Judul: Bung Tomo, Suamiku
Penulis: Sulistina Soetomo
Penyunting: Titie Said dan Lies Said
Jumlah halaman: 196 halaman
Cetakan: Pertama, 1995
Penerbit: Pustaka Sinar Harapan
ISBN: 978-416-313-9
Orang-orang bisa jadi lebih mengenal Bung Tomo sebagai salah seorang revolusioner Indonesia di masa perang kemerdekaan. Namun, pernahkah dalam diri kita terbersit pertanyaan tentang bagaimana sisi lain kehidupan pejuang kelahiran Surabaya, 3 Oktober 1920 ini? Lewat buku Bung Tomo Suamiku, saya dihadapkan dengan segala hal terkait kehidupan sehari-hari seorang revolusioner yang terkenal karena pidatonya yang menggelora pada 10 November 1945 tersebut.
Buku biografi ini berjodoh dengan saya di sebuah stand buku lawas di area pameran Festival Kesenian Yogyakarta (FKY) ke 23, Benteng Vredeburg, sekitar pertengahan tahun 2011. Sampulnya yang khas tempo dulu—Bung Tomo lengkap dengan peci dan pin bantengnya—memikat hati saya. Dari situlah, saya memutuskan untuk membawa pulang buku ini.
Untuk sekelas buku biografi, buku ini termasuk tipis, tetapi sarat dengan makna dan gumulan emosi serta semangat. Pada halaman awal, saya seperti diajak menilik kembali sejarah perjuangan Indonesia versi para pelakunya, lengkap dengan bagaimana proses pedekate-nya para pejuang. Berkawan dengan mesiu dan suara desing peluru, Bung Tomo menemukan calon istrinya, Sulistina—yang akrab ia sapa, Jeng Lies. Mereka sama-sama berjuang dan memulai kisah cintanya di medan pertempuran. Romantisme semacam ini tentu tak bisa lagi ditemui di Indonesia zaman sekarang. Tidak ada istilah PHP (penebar harapan palsu) atau janji semu semata. Seperti yang diucapkan oleh Bung Tomo,
“Kalau ada musuh yang siap menembak, dan yang akan ditembak masih pikir-pikir dulu, itu kelamaan. Aku dikenal sebagai seorang pemimpin yang baik dan aku adalah seorang pandu yang suci dalam perkataan dan perbuatan. Pasti aku tidak akan mengecewakanmu. Kalau Bung Tomo berjanji kepada calon isterinya bahwa dia tak akan mengecewakan isterinya dan dia akan menyintainya sampai akhir hayatnya. Janji itu pasti akan kutepati. Seorang pejuang tidak akan mengingkari janjinya. Aku mencintaimu sepenuh hatiku, aku ingin menikahimu kalau Indonesia sudah merdeka. Aku akan membahagiakanmu dan tidak akan mengecewakanmu seumur hidupku.” (halaman 28).
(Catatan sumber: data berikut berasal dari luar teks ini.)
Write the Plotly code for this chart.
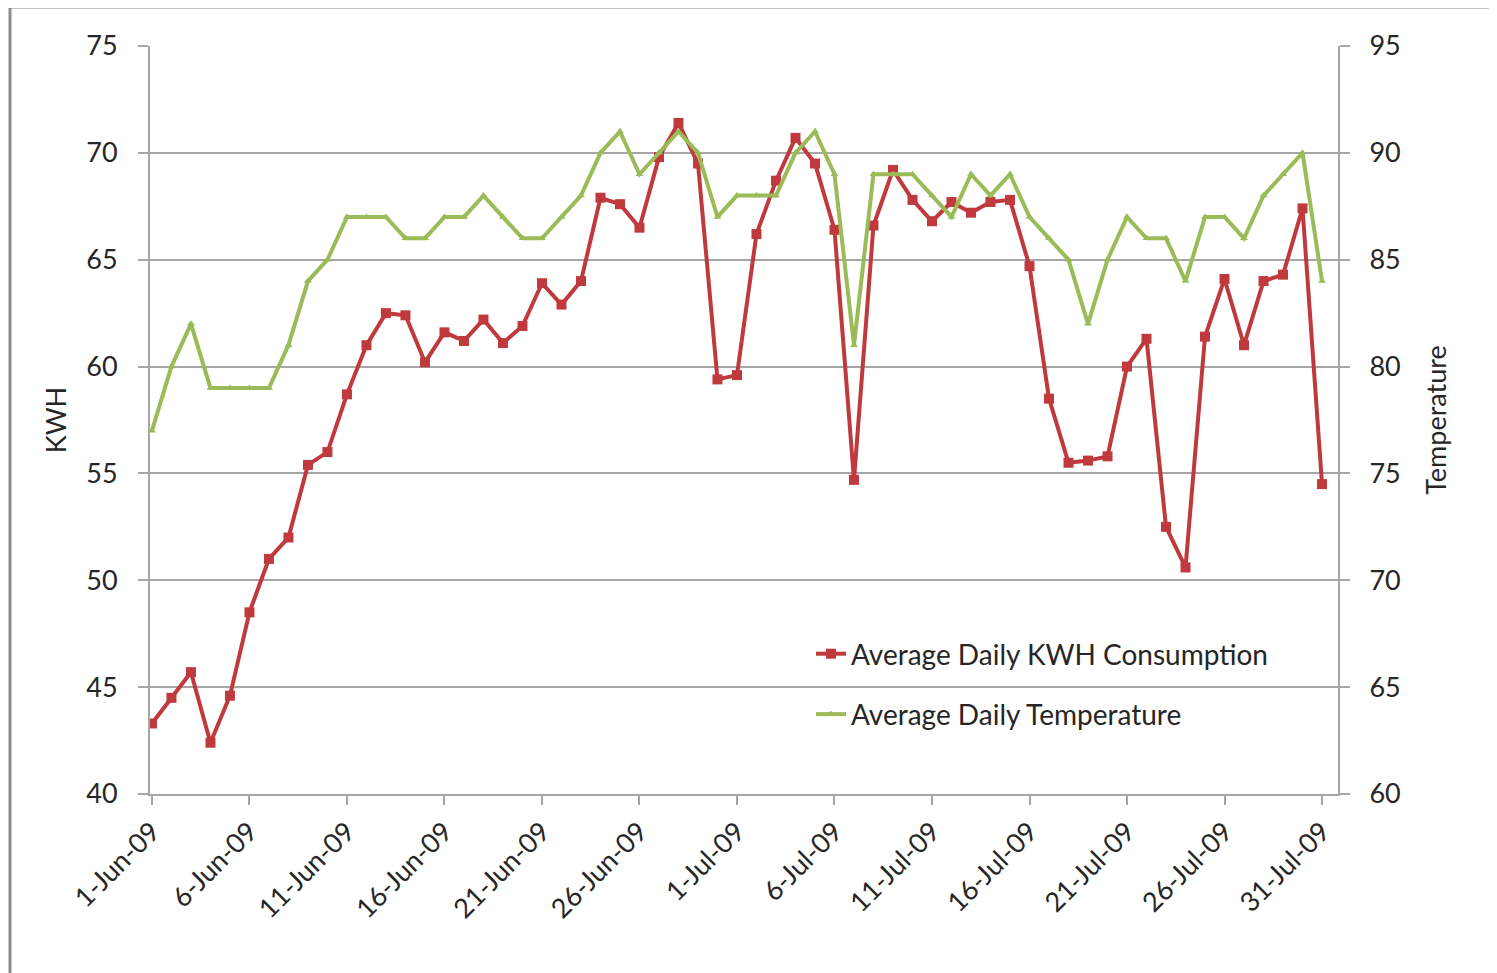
import pandas as pd
import plotly.graph_objects as go

dates = pd.date_range("2009-06-01", "2009-07-31", freq="D")

kwh = [43.3, 44.5, 45.7, 42.4, 44.6, 48.5, 51.0, 52.0, 55.4, 56.0,
       58.7, 61.0, 62.5, 62.4, 60.2, 61.6, 61.2, 62.2, 61.1, 61.9,
       63.9, 62.9, 64.0, 67.9, 67.6, 66.5, 69.8, 71.4, 69.5, 59.4,
       59.6, 66.2, 68.7, 70.7, 69.5, 66.4, 54.7, 66.6, 69.2, 67.8,
       66.8, 67.7, 67.2, 67.7, 67.8, 64.7, 58.5, 55.5, 55.6, 55.8,
       60.0, 61.3, 52.5, 50.6, 61.4, 64.1, 61.0, 64.0, 64.3, 67.4,
       54.5]

temp = [77, 80, 82, 79, 79, 79, 79, 81, 84, 85,
        87, 87, 87, 86, 86, 87, 87, 88, 87, 86,
        86, 87, 88, 90, 91, 89, 90, 91, 90, 87,
        88, 88, 88, 90, 91, 89, 81, 89, 89, 89,
        88, 87, 89, 88, 89, 87, 86, 85, 82, 85,
        87, 86, 86, 84, 87, 87, 86, 88, 89, 90,
        84]

kwh_name = "Average Daily KWH Consumption"
temp_name = "Average Daily Temperature"

RED = "#C0393D"
GREEN = "#9BBB59"
GRID = "#A6A6A6"
FONT = "Lato, Carlito, Calibri, sans-serif"

fig = go.Figure()
fig.add_trace(go.Scatter(
    x=dates, y=kwh, name=kwh_name, mode="lines+markers",
    line=dict(color=RED, width=4),
    marker=dict(symbol="square", size=10, color=RED),
    legendgroup="a", yaxis="y"))
fig.add_trace(go.Scatter(
    x=dates, y=temp, name=temp_name, mode="lines+markers",
    line=dict(color=GREEN, width=4),
    marker=dict(symbol="triangle-up", size=7, color=GREEN),
    legendgroup="b", yaxis="y2"))

# page body has an 8px margin; figure coordinates are offset by it
OFF = 8
W, H = 1497 - OFF, 973 - OFF
L, T = 150 - OFF, 46 - OFF
pw, ph = 1188, 748
R = W - L - pw
B = H - T - ph

def px(xpix):
    return (xpix - OFF - L) / pw

def py(ypix):
    return (T + ph - (ypix - OFF)) / ph

fig.update_layout(
    width=W, height=H,
    margin=dict(l=L, r=R, t=T, b=B),
    paper_bgcolor="white", plot_bgcolor="white",
    font=dict(family=FONT, size=27, color="#262626"),
    showlegend=True,
    legend=dict(
        x=px(811), y=py(629), xanchor="left", yanchor="top",
        bgcolor="rgba(0,0,0,0)", font=dict(size=28, color="#262626"),
        traceorder="grouped", tracegroupgap=21,
    ),
    xaxis=dict(
        type="date",
        range=["2009-05-31 21:36", "2009-07-31 19:40"],
        tick0="2009-06-01", dtick=5 * 86400000,
        tickformat="%-d-%b-%y", tickangle=-45,
        showgrid=False, showline=True, linecolor=GRID, linewidth=2,
        ticks="outside", ticklen=9, tickcolor=GRID, tickwidth=2,
        tickfont=dict(size=27), zeroline=False,
    ),
    yaxis=dict(
        range=[40, 75], dtick=5, tick0=40,
        showgrid=True, gridcolor=GRID, gridwidth=2,
        showline=True, linecolor=GRID, linewidth=2,
        ticks="outside", ticklen=10, tickcolor=GRID, tickwidth=2,
        ticklabelstandoff=15, zeroline=False,
        title=dict(text="KWH", standoff=12, font=dict(size=27)),
    ),
    yaxis2=dict(
        range=[60, 95], dtick=5, tick0=60,
        overlaying="y", side="right",
        showgrid=False, showline=True, linecolor=GRID, linewidth=2,
        ticks="outside", ticklen=10, tickcolor=GRID, tickwidth=2,
        ticklabelstandoff=14, zeroline=False,
        title=dict(text="Temperature", standoff=27, font=dict(size=27)),
    ),
    shapes=[
        dict(type="line", xref="paper", yref="paper",
             x0=px(10), x1=px(1497 + 5), y0=py(7), y1=py(7),
             line=dict(color="#8C8C8C", width=3)),
        dict(type="line", xref="paper", yref="paper",
             x0=px(10), x1=px(10), y0=py(7), y1=py(973 + 5),
             line=dict(color="#8C8C8C", width=3)),
    ],
)

fig.write_html("out.html")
Kutipan yang saya cetak tebal di atas adalah salah satu favorit saya. Seperti itulah semestinya seorang pria; memperjuangkan janji dengan segenap hati. 🙂
Selain itu, peristiwa-peristiwa yang dulu lebih banyak saya ketahui lewat buku-buku sejarah, bisa saya lihat dari sudut pandang yang lebih pribadi di bab selanjutnya. Lewat pemaparan sang istri, Sulistina; romantika perjuangan dan kehidupan pribadi Bung Tomo terungkap. Seperti apa prinsip hidupnya; keteguhannya dalam membantu rakyat kecil; lika-likunya di dunia pemerintahan dan tahanan; hingga kisah-kisah menyentuh hati menjelang akhir hayatnya tahun 1981. Semua terangkum lengkap dalam buku ini.
Meski dalam penyempurnaan cetakan pertama masih terdapat beberapa salah ketik; menurut saya, hal itu tidak mengurangi nilai sejarah yang terkandung di dalamnya. Saya pikir, dengan sentuhan revisi, buku ini memiliki potensi dan akan mendapatkan tempat di hati para pecinta sejarah perjuangan Indonesia.
Catatan:
Tahun 2008, tiga belas tahun berlalu dari cetakan pertama, buku dengan judul serupa pernah diterbitkan oleh penerbit Visi Media Pustaka.